Aim
State the number of lines, and only that number, in which the word "chart" appears.

== Supplied information ==

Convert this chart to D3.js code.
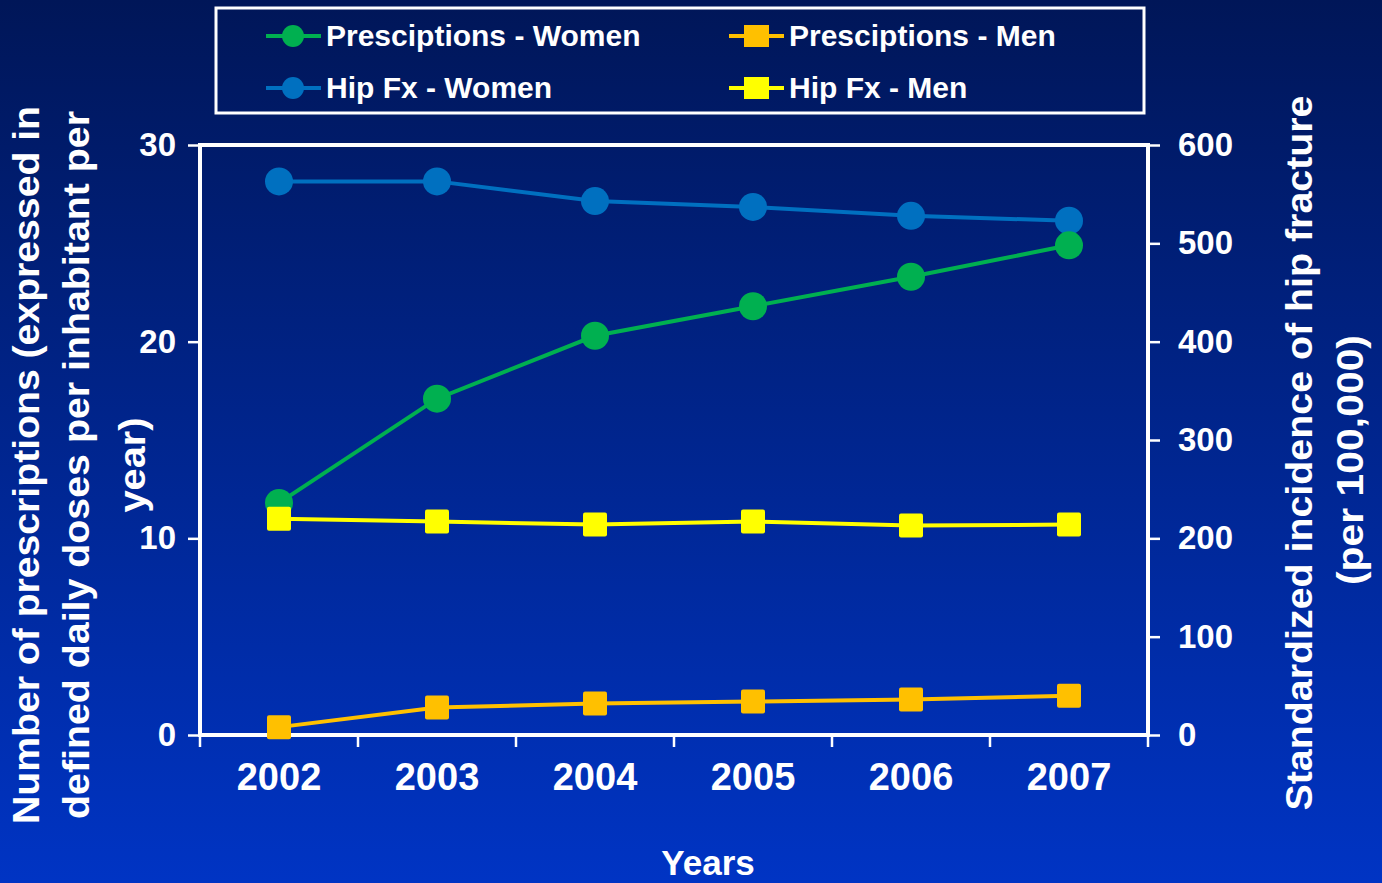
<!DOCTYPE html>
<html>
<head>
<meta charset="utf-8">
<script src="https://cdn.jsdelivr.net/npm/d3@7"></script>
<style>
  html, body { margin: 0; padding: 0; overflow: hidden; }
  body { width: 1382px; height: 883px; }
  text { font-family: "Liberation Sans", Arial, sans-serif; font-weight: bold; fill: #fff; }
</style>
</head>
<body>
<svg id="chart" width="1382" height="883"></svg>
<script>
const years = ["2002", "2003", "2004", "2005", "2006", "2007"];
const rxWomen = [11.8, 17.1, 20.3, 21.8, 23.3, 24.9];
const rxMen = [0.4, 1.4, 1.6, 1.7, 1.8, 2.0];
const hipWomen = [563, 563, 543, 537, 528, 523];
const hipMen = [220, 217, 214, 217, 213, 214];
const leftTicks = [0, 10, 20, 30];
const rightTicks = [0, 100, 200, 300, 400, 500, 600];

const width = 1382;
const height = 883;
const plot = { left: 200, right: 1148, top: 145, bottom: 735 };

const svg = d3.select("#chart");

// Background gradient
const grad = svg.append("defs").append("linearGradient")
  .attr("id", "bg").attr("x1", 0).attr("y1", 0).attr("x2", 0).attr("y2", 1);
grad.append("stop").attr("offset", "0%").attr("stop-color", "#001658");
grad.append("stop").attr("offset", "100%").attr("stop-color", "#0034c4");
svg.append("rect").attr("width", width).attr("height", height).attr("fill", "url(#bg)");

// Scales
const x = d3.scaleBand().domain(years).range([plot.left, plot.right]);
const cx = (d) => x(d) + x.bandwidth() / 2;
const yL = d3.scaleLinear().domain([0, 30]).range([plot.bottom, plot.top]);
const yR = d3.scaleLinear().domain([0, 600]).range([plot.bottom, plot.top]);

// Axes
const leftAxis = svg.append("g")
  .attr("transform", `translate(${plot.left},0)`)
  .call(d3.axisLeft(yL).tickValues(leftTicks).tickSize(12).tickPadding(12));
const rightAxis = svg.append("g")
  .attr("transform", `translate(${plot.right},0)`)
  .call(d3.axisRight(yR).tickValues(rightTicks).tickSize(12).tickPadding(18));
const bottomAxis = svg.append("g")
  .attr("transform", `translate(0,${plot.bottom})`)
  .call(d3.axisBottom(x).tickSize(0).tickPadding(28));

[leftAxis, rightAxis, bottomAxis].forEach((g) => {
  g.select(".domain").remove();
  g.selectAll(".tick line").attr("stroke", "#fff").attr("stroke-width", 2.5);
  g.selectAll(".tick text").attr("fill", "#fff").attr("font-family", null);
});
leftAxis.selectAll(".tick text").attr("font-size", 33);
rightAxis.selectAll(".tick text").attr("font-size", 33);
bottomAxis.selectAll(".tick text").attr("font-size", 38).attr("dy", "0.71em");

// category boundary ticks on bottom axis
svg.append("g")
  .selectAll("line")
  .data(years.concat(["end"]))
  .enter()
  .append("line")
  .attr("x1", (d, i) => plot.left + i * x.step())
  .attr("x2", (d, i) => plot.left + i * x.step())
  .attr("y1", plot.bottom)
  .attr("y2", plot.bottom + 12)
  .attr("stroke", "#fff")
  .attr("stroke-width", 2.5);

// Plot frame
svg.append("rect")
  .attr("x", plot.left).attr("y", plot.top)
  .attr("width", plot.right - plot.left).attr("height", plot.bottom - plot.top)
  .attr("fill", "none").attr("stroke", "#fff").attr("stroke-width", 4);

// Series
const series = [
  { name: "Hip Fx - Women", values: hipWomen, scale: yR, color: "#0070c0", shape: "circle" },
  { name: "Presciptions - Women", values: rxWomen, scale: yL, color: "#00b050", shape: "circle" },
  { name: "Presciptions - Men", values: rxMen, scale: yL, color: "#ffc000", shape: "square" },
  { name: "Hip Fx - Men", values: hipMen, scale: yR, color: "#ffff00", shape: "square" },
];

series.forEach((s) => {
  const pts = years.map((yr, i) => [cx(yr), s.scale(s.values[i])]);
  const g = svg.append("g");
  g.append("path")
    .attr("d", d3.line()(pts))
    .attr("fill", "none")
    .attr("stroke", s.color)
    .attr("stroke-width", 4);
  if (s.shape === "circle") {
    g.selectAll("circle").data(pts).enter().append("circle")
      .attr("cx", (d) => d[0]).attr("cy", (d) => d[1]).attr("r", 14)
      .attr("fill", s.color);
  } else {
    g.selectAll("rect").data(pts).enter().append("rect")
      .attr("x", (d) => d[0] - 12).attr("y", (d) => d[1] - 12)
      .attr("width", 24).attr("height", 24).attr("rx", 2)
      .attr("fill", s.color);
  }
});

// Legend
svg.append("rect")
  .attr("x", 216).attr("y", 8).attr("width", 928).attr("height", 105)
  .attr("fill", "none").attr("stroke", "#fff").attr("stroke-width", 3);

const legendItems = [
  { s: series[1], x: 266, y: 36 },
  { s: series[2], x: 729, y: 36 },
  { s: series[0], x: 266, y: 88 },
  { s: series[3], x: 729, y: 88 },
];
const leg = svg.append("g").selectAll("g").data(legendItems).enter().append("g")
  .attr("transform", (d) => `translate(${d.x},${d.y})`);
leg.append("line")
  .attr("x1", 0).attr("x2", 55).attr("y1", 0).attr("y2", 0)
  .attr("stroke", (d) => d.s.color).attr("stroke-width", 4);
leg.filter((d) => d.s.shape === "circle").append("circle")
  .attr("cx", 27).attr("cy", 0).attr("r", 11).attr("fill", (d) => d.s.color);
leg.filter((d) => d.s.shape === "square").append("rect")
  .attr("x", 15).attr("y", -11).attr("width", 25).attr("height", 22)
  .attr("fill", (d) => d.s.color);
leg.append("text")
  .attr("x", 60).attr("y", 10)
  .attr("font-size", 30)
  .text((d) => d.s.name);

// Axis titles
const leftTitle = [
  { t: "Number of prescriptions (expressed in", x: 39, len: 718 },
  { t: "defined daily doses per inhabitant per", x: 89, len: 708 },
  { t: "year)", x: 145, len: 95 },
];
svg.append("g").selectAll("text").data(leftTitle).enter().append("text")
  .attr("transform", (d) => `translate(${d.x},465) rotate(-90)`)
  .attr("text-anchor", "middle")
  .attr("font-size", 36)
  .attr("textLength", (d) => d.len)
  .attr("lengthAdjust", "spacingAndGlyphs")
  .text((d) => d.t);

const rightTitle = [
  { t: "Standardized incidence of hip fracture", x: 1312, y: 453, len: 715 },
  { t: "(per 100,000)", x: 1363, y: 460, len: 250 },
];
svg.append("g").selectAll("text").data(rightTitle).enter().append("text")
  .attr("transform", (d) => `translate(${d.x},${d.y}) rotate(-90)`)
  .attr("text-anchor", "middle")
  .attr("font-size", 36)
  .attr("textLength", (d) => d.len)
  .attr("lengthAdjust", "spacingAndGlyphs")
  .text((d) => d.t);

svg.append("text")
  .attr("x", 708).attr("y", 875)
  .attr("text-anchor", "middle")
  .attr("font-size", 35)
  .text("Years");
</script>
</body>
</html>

===

Task output
3